Monday, August 16, 2010

Excessive and instant gratification and the rise of ADHD

The last fifty years have been decades of unprecedented prosperity. This has had a profound effect on the way we are bringing up children. Our children are growing up in homes where they are constantly placated and amused. Whenever some situation ceases to provide them satisfaction and they feel bored they can instantly go to something else on their PlayStation, computer, television, or just phone a friend or text him. Their every need is instantly acknowledged and fulfilled.
This state of affairs is perhaps at least partially responsible for the explosive rise in the incidence of ADHD. I see an intimate connection between instant gratification which has become the norm in bringing up children in today's culture and the proliferation of the disorder of Attention.
Obtaining constant success through their endless toys they develop a very high rate of dopamine secretion and a mental makeup that seeks pleasure continuously and instantly. When such children attend classrooms and have to learn tasks that are rarely a matter of instant gratification they quickly lose interest and attention.
A child who grows up in a culture of instant gratification is used to getting immediate success. If one toy ceases to give pleasure his modus operandi has been to move on to the next one. If one show on television does not keep him amused he changes the channel. His video games have allowed endless shooting of the bad guys and therefore quick successions of dopamine secretion.
Tasks required at school are neither highly rewarding, at least not immediately, nor do the rewards occur
 frequently. One must go through a number of stages of hard work before attaining success. Consequently, the secretion of dopamine, the reward neurotransmitter, does not happen that readily. The task has to be painfully mastered before pleasure happens. The child who has grown up in a culture of instant gratification loses interest quickly at hard tasks that school demands and starts daydreaming of scenarios that promise instant pleasure. He is also fidgety because in his unconscious he is conjuring up scenes where he would rather be instead of where he is at the moment. His body, without his conscious knowledge, squirms, and moves to get out of his seat. This is the "hyper" part of ADHD.
If a child comes from a background where taking on the challenge of hard tasks is considered worthwhile because there is a big reward at the end, in other words where there is a great desire in the child, constitutionally or because of upbringing, to please parents and teachers, he may overcome this need for instant gratification. Otherwise, he starts developing defiant attitude towards authority if they keep on pressuring him to pay attention to the task at hand rather than daydream. This is the oppositional defiant aspect of ADHD.
Of course, there is also another very important factor in the cause of oppositional defiance of ADHD children. When a child goes to school and finds that other children perform better because they can pay attention to what is being taught while he cannot - the same humiliation also in all likelihood occurs at home where siblings without ADHD do better than him - revengeful rage is generated. This rage finds expression in defiance, failure to perform tasks, stubbornness, arguing, and doing just the opposite of what is demanded. Later, obsessional defenses emerge to control this rage.
Dopaminergic drugs work by keeping a constantly high level of dopaminergic activity. This removes from the child the motivation to be some other place doing tasks that will boost up his dopamine secretion. Since it is already artificially high from the dopamine pills the child does not have to daydream nor fidget to be "elsewhere" where there is better promise for immediate gratification. This enables him to pay attention to what is being taught.
Also, the function of dopamine is not so much to give pleasure as to use the generation of pleasure as the stepping stone to pay attention. Whatever situation gives us pleasure we learn to focus upon it.   The high rate of dopamine activity brought on by the dopaminergic neurotransmission enhancing drug gives the illusion to the ADHD afflicted child that what is being taught is what is giving pleasure/satisfaction, so he focuses upon whatever is happening right then and there instead of his attention to wander away into his fantasies.

1 comment:

  1. I never looked at ADHD in this way. I definitely agree with your ideas in this article.

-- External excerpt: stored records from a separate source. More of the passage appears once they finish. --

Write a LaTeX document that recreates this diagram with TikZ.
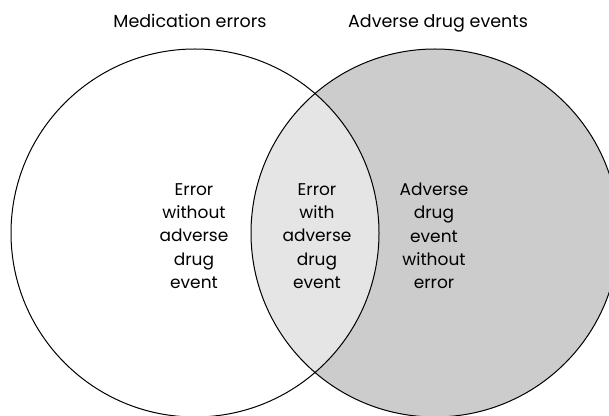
\documentclass[tikz,border=0pt]{standalone}
\usepackage{fontspec}
\setmainfont{Poppins}
\usepackage{tikz}
\usetikzlibrary{positioning}

\begin{document}
\begin{tikzpicture}[
            x=1pt, y=1pt,
            venn/.style={draw=black, line width=1pt},
            title/.style={anchor=base, font=\fontsize{17.5}{21}\selectfont},
            region/.style={align=center, font=\fontsize{17}{23.3}\selectfont}
        ]

% Frame
            \clip (0,0) rectangle (609,415);

% Shaded areas
            \fill[black!20] (435,182) circle (184pt);
            \begin{scope}
                \clip (195,182) circle (184pt);
                \fill[black!10] (435,182) circle (184pt);
            \end{scope}

% Circles
            \draw[venn] (195,182) circle (184pt);
            \draw[venn] (435,182) circle (184pt);

% Set titles
            \node[title] (med_title) at (190,387) {Medication errors};
            \node[title] (ade_title) at (438,387) {Adverse drug events};

% Region labels
            \node[region] (error_only) at (194,179) {Error\\without\\adverse\\drug\\event};
            \node[region] (error_ade) at (317,179) {Error\\with\\adverse\\drug\\event};
            \node[region] (ade_only) at (434,179) {Adverse\\drug\\event\\without\\error};

        \end{tikzpicture}
\end{document}
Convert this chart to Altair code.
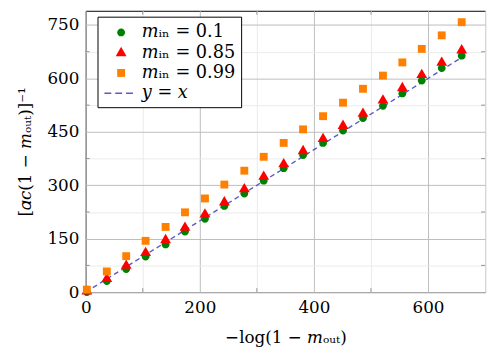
import altair as alt
import pandas as pd

x_vals = [2, 37, 71, 105, 140, 174, 209, 243, 278, 312, 347, 381, 416, 451, 486, 521, 555, 589, 624, 659]
y_01 = [0, 31, 65, 100, 134, 170, 206, 242, 277, 313, 348, 385, 419, 454, 489, 523, 558, 594, 629, 664]
y_085 = [3, 38, 75, 111, 147, 182, 219, 253, 290, 325, 360, 397, 431, 468, 502, 539, 574, 611, 645, 680]
y_099 = [7, 58, 101, 144, 183, 224, 263, 302, 341, 380, 419, 457, 494, 532, 571, 608, 645, 683, 721, 758]
line_x = [0, 659]

series_names = ["𝑚ᵢₙ = 0.1", "𝑚ᵢₙ = 0.85", "𝑚ᵢₙ = 0.99", "𝑦 = 𝑥"]
colors = ["#008000", "#ff0000", "#ff8000", "#5a5ac8"]

x_ticks = [0, 100, 200, 300, 400, 500, 600, 700]
y_ticks = [0, 75, 150, 225, 300, 375, 450, 525, 600, 675, 750]

W, H = 406, 286
FONT = "DejaVu Serif"

# marker paths (unit = 11 px at size 484)
shapes = [
    "M0.364,0A0.364,0.364,0,1,1,-0.364,0A0.364,0.364,0,1,1,0.364,0Z",
    "M0,-0.545L0.5,0.318L-0.5,0.318Z",
    "M-0.364,-0.364H0.364V0.364H-0.364Z",
    "M-1.545,-0.068H-0.909V0.068H-1.545Z M-0.545,-0.068H0.091V0.068H-0.545Z M0.455,-0.068H1.091V0.068H0.455Z",
]

rows = []
for name, ys in zip(series_names[:3], [y_01, y_085, y_099]):
    for xv, yv in zip(x_vals, ys):
        rows.append({"x": xv, "y": yv, "series": name})
pts = pd.DataFrame(rows)
line_df = pd.DataFrame({"x": line_x, "y": line_x})

xscale = alt.Scale(domain=[0, 700], nice=False, zero=False)
yscale = alt.Scale(domain=[0, 790], nice=False, zero=False)

x_axis = alt.Axis(values=x_ticks, labelExpr="datum.value % 200 === 0 ? datum.label : ''",
                  grid=True, gridColor={"expr": "datum.value % 200 === 0 ? '#bdbdbd' : '#ebebeb'"},
                  ticks=False, domain=False, labelFont=FONT,
                  labelFontSize=17, labelColor="black", labelPadding=8,
                  title="−log(1 − 𝑚ₒᵤₜ)", titleFontSize=17, titleFont=FONT,
                  titleFontWeight="normal", titleColor="black", titlePadding=14)
y_axis = alt.Axis(values=y_ticks, labelExpr="datum.value % 150 === 0 ? datum.label : ''",
                  grid=True, gridColor={"expr": "datum.value % 150 === 0 ? '#bdbdbd' : '#ebebeb'"},
                  ticks=False, domain=False, labelFont=FONT,
                  labelFontSize=17, labelColor="black", labelPadding=7,
                  title="[𝛼𝑐(1 − 𝑚ₒᵤₜ)]⁻¹", titleFontSize=17, titleFont=FONT,
                  titleFontWeight="normal", titleColor="black", titlePadding=13)

line = alt.Chart(line_df).mark_line(color=colors[3], strokeDash=[5, 3.5], strokeWidth=1.4).encode(
    x=alt.X("x:Q", scale=xscale, axis=x_axis),
    y=alt.Y("y:Q", scale=yscale, axis=y_axis),
)

points = alt.Chart(pts).mark_point(filled=True, size=484, opacity=1, strokeWidth=0).encode(
    x=alt.X("x:Q", scale=xscale, axis=x_axis),
    y=alt.Y("y:Q", scale=yscale, axis=y_axis),
    color=alt.Color("series:N", scale=alt.Scale(domain=series_names, range=colors),
                    legend=alt.Legend(title=None, orient="none", legendX=12, legendY=6,
                                      fillColor="white", strokeColor="black", padding=5,
                                      symbolOffset=8, labelOffset=10, rowPadding=0.6,
                                      labelFont=FONT, labelFontSize=18, labelColor="black",
                                      labelLimit=300, symbolSize=484, symbolStrokeWidth=0,
                                      cornerRadius=0)),
    shape=alt.Shape("series:N", scale=alt.Scale(domain=series_names, range=shapes)),
)

# inward minor tick marks
xt_minor = pd.DataFrame({"v": [100, 300, 500]})
yt_minor = pd.DataFrame({"v": [75, 225, 375, 525, 675]})
tick_col = "#777777"
tb = alt.Chart(xt_minor).mark_rule(color=tick_col, strokeWidth=0.8).encode(
    x=alt.X("v:Q", scale=xscale, axis=x_axis), y=alt.value(H), y2=alt.value(H - 4))
tt = alt.Chart(xt_minor).mark_rule(color=tick_col, strokeWidth=0.8).encode(
    x=alt.X("v:Q", scale=xscale, axis=x_axis), y=alt.value(0), y2=alt.value(4))
tl = alt.Chart(yt_minor).mark_rule(color=tick_col, strokeWidth=0.8).encode(
    y=alt.Y("v:Q", scale=yscale, axis=y_axis), x=alt.value(0), x2=alt.value(4))
tr = alt.Chart(yt_minor).mark_rule(color=tick_col, strokeWidth=0.8).encode(
    y=alt.Y("v:Q", scale=yscale, axis=y_axis), x=alt.value(W), x2=alt.value(W - 4))

chart = alt.layer(line, tb, tt, tl, tr, points).properties(
    width=W, height=H,
    autosize=alt.AutoSizeParams(type="none"),
    padding={"left": 79, "top": 0, "right": 5, "bottom": 55},
).configure(font=FONT).configure_view(stroke="black", strokeWidth=1).configure_axis(
    labelFlush=False, labelFont=FONT, titleFont=FONT
).configure_legend(labelFont=FONT)

chart.save("out.html", embed_options={"renderer": "svg", "actions": False})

    Also, I think it is nice to keep in mind that our brains were used for tens of thousands of years for activities that you see modern day monkeys participating in.

    Our brains were most active when we were climbing, running through wild terrain, smelling everything carefully, wrestling, and throwing poop.

    Maybe we are most happy when our brains are stimulated in those manners, and sitting in a desk reading paper and chalk boards for 8 hours just doesn't completely cut it.

    Maybe the rise in ADHD can also be attributed to the fact that there aren't enough ways to use our bodies and brains like they once were, so we resort to video games, and television, for our "entertainment," as you said.

    I do like complex thinking like this though, and being able to share the complex thoughts..... but I have some poo to fling at my teachers right now though. be back later.